Přítomnost (lit. "Presence") is a Czech political-cultural magazine published in Prague.

==History==
Přítomnost was started in 1924. It was able to come into existence thanks to T. G. Masaryk (first Czechoslovakia's President), who at the time was financially supporting young journalist Ferdinand Peroutka. The magazine gained a notable reputation and became one of the most respected political publication of its time. A large number of democratically minded authors such as Karel Čapek, Milena Jesenská, Eduard Bass, Karel Poláček, Richard Wiener, Václav Černý, Otokar Fischer contributed to Přítomnost. Politician and publisher Jaroslav Stránský was the magazine's publisher.

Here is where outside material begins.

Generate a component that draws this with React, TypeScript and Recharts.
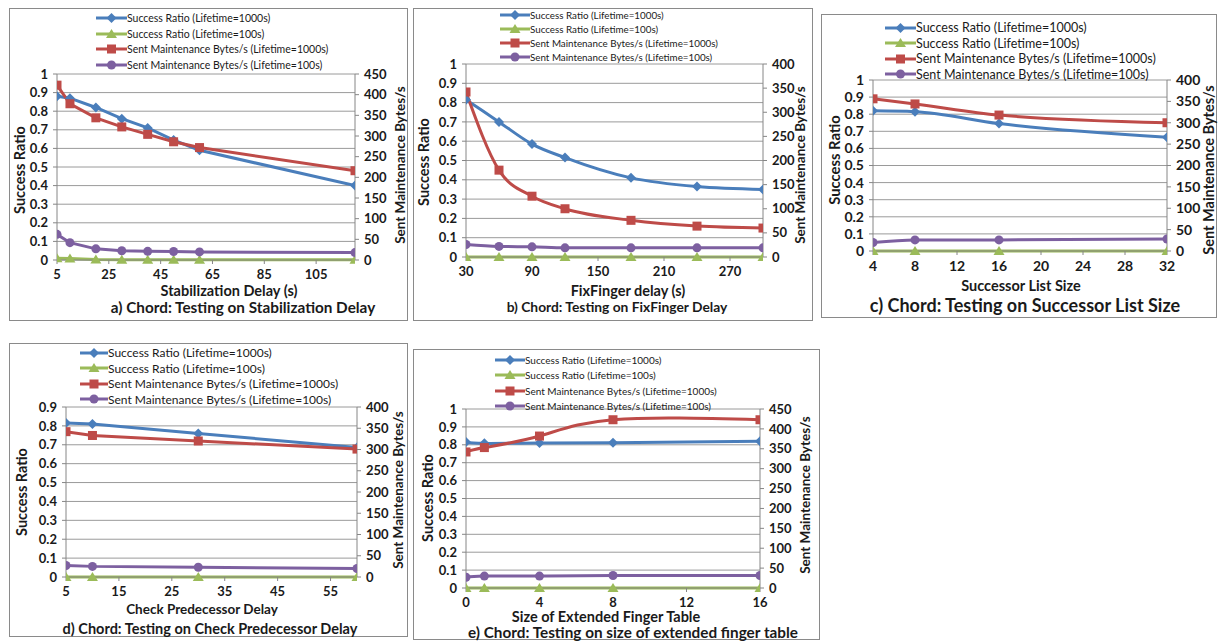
import React from "react";
import { CartesianGrid, Legend, Line, LineChart, XAxis, YAxis } from "recharts";

// panel a) stabilization delay
const aDelay = [5, 10, 20, 30, 40, 50, 60, 120];
const aSuccess1000 = [0.88, 0.87, 0.82, 0.76, 0.71, 0.645, 0.59, 0.4];
const aSuccess100 = [0.01, 0.008, 0.003, 0.002, 0.002, 0.002, 0.002, 0.001];
const aBytes1000 = [423, 378, 344, 322, 304, 286, 272, 216];
const aBytes100 = [62, 42, 27, 22.5, 21, 20.5, 19.5, 18];
const aTicks = [5, 25, 45, 65, 85, 105];

// panel b) fixfinger delay
const bDelay = [30, 60, 90, 120, 180, 240, 300];
const bSuccess1000 = [0.815, 0.7, 0.585, 0.515, 0.41, 0.365, 0.35];
const bSuccess100 = [0, 0, 0, 0, 0, 0, 0];
const bBytes1000 = [342, 180, 126, 100, 76, 64, 60];
const bBytes100 = [26, 22, 21, 19, 19, 19, 19];
const bTicks = [30, 90, 150, 210, 270];

// panel c) successor list size
const cSize = [4, 8, 16, 32];
const cSuccess1000 = [0.82, 0.815, 0.745, 0.665];
const cSuccess100 = [0, 0, 0, 0];
const cBytes1000 = [356, 344, 318, 300];
const cBytes100 = [20, 26, 26, 28];
const cTicks = [4, 8, 12, 16, 20, 24, 28, 32];

// panel d) check predecessor delay
const dDelay = [5, 10, 30, 60];
const dSuccess1000 = [0.815, 0.81, 0.76, 0.685];
const dSuccess100 = [0, 0, 0, 0];
const dBytes1000 = [342, 333, 320, 301];
const dBytes100 = [27, 25, 23, 20];
const dTicks = [5, 15, 25, 35, 45, 55];

// panel e) extended finger table
const eSize = [0, 1, 4, 8, 16];
const eSuccess1000 = [0.815, 0.808, 0.81, 0.812, 0.82];
const eSuccess100 = [0, 0, 0, 0, 0];
const eBytes1000 = [342, 353, 382, 423, 423];
const eBytes100 = [27, 30, 30, 31.5, 31.5];
const eTicks = [0, 4, 8, 12, 16];

const ratioTicks10 = [0, 0.1, 0.2, 0.3, 0.4, 0.5, 0.6, 0.7, 0.8, 0.9, 1];
const ratioTicks09 = [0, 0.1, 0.2, 0.3, 0.4, 0.5, 0.6, 0.7, 0.8, 0.9];
const bytesTicks450 = [0, 50, 100, 150, 200, 250, 300, 350, 400, 450];
const bytesTicks400 = [0, 50, 100, 150, 200, 250, 300, 350, 400];

const FONT = "Lato, 'Open Sans', sans-serif";
const BLUE = "#4a7ebb";
const GREEN = "#9bbb59";
const RED = "#be4b48";
const PURPLE = "#7d60a0";

const SERIES = [
  { key: "sr1000", name: "Success Ratio (Lifetime=1000s)", color: BLUE, shape: "diamond", axis: "left" },
  { key: "sr100", name: "Success Ratio (Lifetime=100s)", color: GREEN, shape: "triangle", axis: "left" },
  { key: "mb1000", name: "Sent Maintenance Bytes/s (Lifetime=1000s)", color: RED, shape: "square", axis: "right" },
  { key: "mb100", name: "Sent Maintenance Bytes/s (Lifetime=100s)", color: PURPLE, shape: "circle", axis: "right" },
];

function Marker({ cx, cy, shape, color }: any) {
  if (cx == null || cy == null) return <g />;
  if (shape === "diamond")
    return <polygon points={`${cx},${cy - 5} ${cx + 5},${cy} ${cx},${cy + 5} ${cx - 5},${cy}`} fill={color} />;
  if (shape === "triangle")
    return <polygon points={`${cx},${cy - 5} ${cx + 5.5},${cy + 4} ${cx - 5.5},${cy + 4}`} fill={color} />;
  if (shape === "square") return <rect x={cx - 4.5} y={cy - 4.5} width={9} height={9} fill={color} />;
  return <circle cx={cx} cy={cy} r={4.5} fill={color} />;
}

const panels = [
  {
    id: "a",
    x: aDelay, sr1000: aSuccess1000, sr100: aSuccess100, mb1000: aBytes1000, mb100: aBytes100,
    xTicks: aTicks, xDomain: [5, 120], leftTicks: ratioTicks10, rightTicks: bytesTicks450,
    curve: "linear",
    box: { x: 9, y: 8, w: 399, h: 313 },
    plot: { l: 57, r: 355, t: 74, b: 260 },
    tickSize: 13,
    legend: { x: 96, y: 10, row: 15.7, font: 10.5, lineW: 31 },
    xTitle: { text: "Stabilization Delay (s)", cx: 229, cy: 291, size: 14.5 },
    sub: { text: "a) Chord: Testing on Stabilization Delay", cx: 243, cy: 308, size: 15.3 },
    yTitle: { cx: 20, cy: 170, size: 14.5 },
    y2Title: { cx: 401, cy: 165, size: 13.5 },
  },
  {
    id: "b",
    x: bDelay, sr1000: bSuccess1000, sr100: bSuccess100, mb1000: bBytes1000, mb100: bBytes100,
    xTicks: bTicks, xDomain: [30, 300], leftTicks: ratioTicks10, rightTicks: bytesTicks400,
    curve: "monotone",
    box: { x: 413, y: 8, w: 400, h: 313 },
    plot: { l: 466, r: 763, t: 64, b: 257 },
    tickSize: 13,
    legend: { x: 500, y: 8, row: 14, font: 9.8, lineW: 30 },
    xTitle: { text: "FixFinger delay (s)", cx: 628, cy: 291, size: 14.5 },
    sub: { text: "b) Chord: Testing on FixFinger Delay", cx: 617, cy: 307, size: 13.8 },
    yTitle: { cx: 424, cy: 162, size: 14.5 },
    y2Title: { cx: 801, cy: 165, size: 13.5 },
  },
  {
    id: "c",
    x: cSize, sr1000: cSuccess1000, sr100: cSuccess100, mb1000: cBytes1000, mb100: cBytes100,
    xTicks: cTicks, xDomain: [4, 32], leftTicks: ratioTicks10, rightTicks: bytesTicks400,
    curve: "monotone",
    box: { x: 821, y: 14, w: 396, h: 304 },
    plot: { l: 873, r: 1167, t: 80, b: 251 },
    tickSize: 14,
    legend: { x: 885, y: 20, row: 15.5, font: 12.5, lineW: 31 },
    xTitle: { text: "Successor List Size", cx: 1021, cy: 286, size: 14.5 },
    sub: { text: "c) Chord: Testing on Successor List Size", cx: 1025, cy: 305, size: 18 },
    yTitle: { cx: 834, cy: 160, size: 14.8 },
    y2Title: { cx: 1209, cy: 170, size: 14.5 },
  },
  {
    id: "d",
    x: dDelay, sr1000: dSuccess1000, sr100: dSuccess100, mb1000: dBytes1000, mb100: dBytes100,
    xTicks: dTicks, xDomain: [5, 60], leftTicks: ratioTicks09, rightTicks: bytesTicks400,
    curve: "linear",
    box: { x: 9, y: 343, w: 399, h: 294 },
    plot: { l: 66, r: 357, t: 407, b: 577 },
    tickSize: 13,
    legend: { x: 80, y: 345, row: 15.5, font: 12, lineW: 28 },
    xTitle: { text: "Check Predecessor Delay", cx: 202, cy: 610, size: 13.5 },
    sub: { text: "d) Chord: Testing on Check Predecessor Delay", cx: 210, cy: 629, size: 14.5 },
    yTitle: { cx: 22, cy: 492, size: 14.5 },
    y2Title: { cx: 399, cy: 490, size: 13.5 },
  },
  {
    id: "e",
    x: eSize, sr1000: eSuccess1000, sr100: eSuccess100, mb1000: eBytes1000, mb100: eBytes100,
    xTicks: eTicks, xDomain: [0, 16], leftTicks: ratioTicks10, rightTicks: bytesTicks450,
    curve: "natural",
    box: { x: 413, y: 349, w: 407, h: 291 },
    plot: { l: 466, r: 760, t: 409, b: 588 },
    tickSize: 13,
    legend: { x: 495, y: 352, row: 15.5, font: 10, lineW: 30 },
    xTitle: { text: "Size of Extended Finger Table", cx: 606, cy: 617, size: 14.5 },
    sub: { text: "e) Chord: Testing on size of extended finger table", cx: 633, cy: 633, size: 15.3 },
    yTitle: { cx: 428, cy: 498, size: 14.5 },
    y2Title: { cx: 806, cy: 495, size: 13.5 },
  },
];

function Title({ t, rotate }: any) {
  return (
    <div
      style={{
        position: "absolute",
        left: t.cx,
        top: t.cy,
        transform: `translate(-50%, -50%)${rotate ? " rotate(-90deg)" : ""}`,
        fontFamily: FONT,
        fontWeight: 700,
        fontSize: t.size,
        color: "#1a1a1a",
        whiteSpace: "nowrap",
        lineHeight: 1,
      }}
    >
      {t.text}
    </div>
  );
}

function Panel({ cfg }: any) {
  const { box, plot, legend } = cfg;
  const leftW = 30;
  const rightW = 30;
  const xH = 20;
  const margin = {
    top: plot.t - box.y,
    bottom: box.y + box.h - plot.b - xH,
    left: plot.l - box.x - leftW,
    right: box.x + box.w - plot.r - rightW,
  };
  const data = cfg.x.map((x: number, i: number) => ({
    x,
    sr1000: cfg.sr1000[i],
    sr100: cfg.sr100[i],
    mb1000: cfg.mb1000[i],
    mb100: cfg.mb100[i],
  }));
  const tickStyle = { fill: "#1a1a1a", fontSize: cfg.tickSize, fontWeight: 700, fontFamily: FONT };

  const renderLegend = () => (
    <div style={{ fontFamily: FONT, fontSize: legend.font, color: "#1a1a1a" }}>
      {SERIES.map((s) => (
        <div key={s.key} style={{ display: "flex", alignItems: "center", height: legend.row, whiteSpace: "nowrap" }}>
          <svg width={legend.lineW} height={10} style={{ flex: "none" }}>
            <line x1={0} x2={legend.lineW} y1={5} y2={5} stroke={s.color} strokeWidth={3} />
            <Marker cx={legend.lineW / 2} cy={5} shape={s.shape} color={s.color} />
          </svg>
          <span>{s.name}</span>
        </div>
      ))}
    </div>
  );

  return (
    <>
      <div
        style={{
          position: "absolute",
          left: box.x,
          top: box.y,
          width: box.w,
          height: box.h,
          border: "1px solid #8a8a8a",
          boxSizing: "border-box",
        }}
      />
      <div style={{ position: "absolute", left: box.x, top: box.y }}>
        <LineChart width={box.w} height={box.h} margin={margin} data={data}>
          <CartesianGrid yAxisId="left" vertical={false} stroke="#9a9a9a" strokeWidth={1} />
          <XAxis
            dataKey="x"
            type="number"
            domain={cfg.xDomain}
            ticks={cfg.xTicks}
            interval={0}
            allowDataOverflow
            height={xH}
            tickSize={4}
            tickMargin={6}
            stroke="#868686"
            tick={tickStyle}
          />
          <YAxis
            yAxisId="left"
            domain={[0, cfg.leftTicks[cfg.leftTicks.length - 1]]}
            ticks={cfg.leftTicks}
            interval={0}
            width={leftW}
            tickSize={4}
            tickMargin={5}
            stroke="#868686"
            tick={tickStyle}
          />
          <YAxis
            yAxisId="right"
            orientation="right"
            domain={[0, cfg.rightTicks[cfg.rightTicks.length - 1]]}
            ticks={cfg.rightTicks}
            interval={0}
            width={rightW}
            tickSize={4}
            tickMargin={5}
            stroke="#868686"
            tick={tickStyle}
          />
          <Legend
            layout="vertical"
            align="center"
            verticalAlign="middle"
            content={renderLegend}
            wrapperStyle={{ left: legend.x - box.x, top: legend.y - box.y, width: "auto", height: "auto" }}
          />
          {SERIES.map((s) => (
            <Line
              key={s.key}
              yAxisId={s.axis}
              dataKey={s.key}
              name={s.name}
              type={cfg.curve}
              stroke={s.color}
              strokeWidth={3}
              isAnimationActive={false}
              dot={(p: any) => (
                <Marker key={`${cfg.id}-${s.key}-${p.index}`} cx={p.cx} cy={p.cy} shape={s.shape} color={s.color} />
              )}
              activeDot={false}
            />
          ))}
        </LineChart>
      </div>
      <Title t={cfg.xTitle} />
      <Title t={cfg.sub} />
      <Title t={{ ...cfg.yTitle, text: "Success Ratio" }} rotate />
      <Title t={{ ...cfg.y2Title, text: "Sent Maintenance Bytes/s" }} rotate />
    </>
  );
}

export default function App() {
  return (
    <div style={{ position: "absolute", left: 0, top: 0, width: 1219, height: 643, background: "#fff", overflow: "hidden" }}>
      {panels.map((p) => (
        <Panel key={p.id} cfg={p} />
      ))}
    </div>
  );
}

The magazine gave voice to conflicting opinions on what to do with refugees during the late 1930s, with some arguing that they must be welcomed and integrated while others argued that they would serve a pretext for another German invasion and were doomed regardless. Jesenská in particular brought attention to the plight of Jewish refugees. After the Nazi occupation of Czechoslovakia, Peroutka was deported to a concentration camp in Buchenwald. After the War, Přítomnost was restarted as Dnešek, but in February 1948 it ended. A number of young Czech intellectuals in exile tried to publish the magazine in its former incarnation and named it Skutečnost. Amongst the contributors to this magazine were Pavel Tigrid, Jaroslav Stránský, Meda Mládková and Ferdinand Peroutka.

=== Relaunch ===

In January 1995, Martin Jan Stránský, the grandson of Jaroslav Stránský, carried on the family tradition and began to publish Nová Přítomnost. The first editor in chief of the renewed magazine was the poet Miroslav Holub. He was followed in this role by Petr Pithart, Jan Sokol, Tomáš Vrba, and Libuše Koubská. The current editors of the magazine are Ivan Malý and Martin Riegl. In January 2000, Nová Přítomnost went back to the original name of Přítomnost established by Peroutka. The magazine has published articles by some of the leading academics, writers, and journalists of the Czech Republic, including former Czech President Václav Havel. In 1996, Stransky also started publishing an English-language version of the magazine under the title of The New Presence.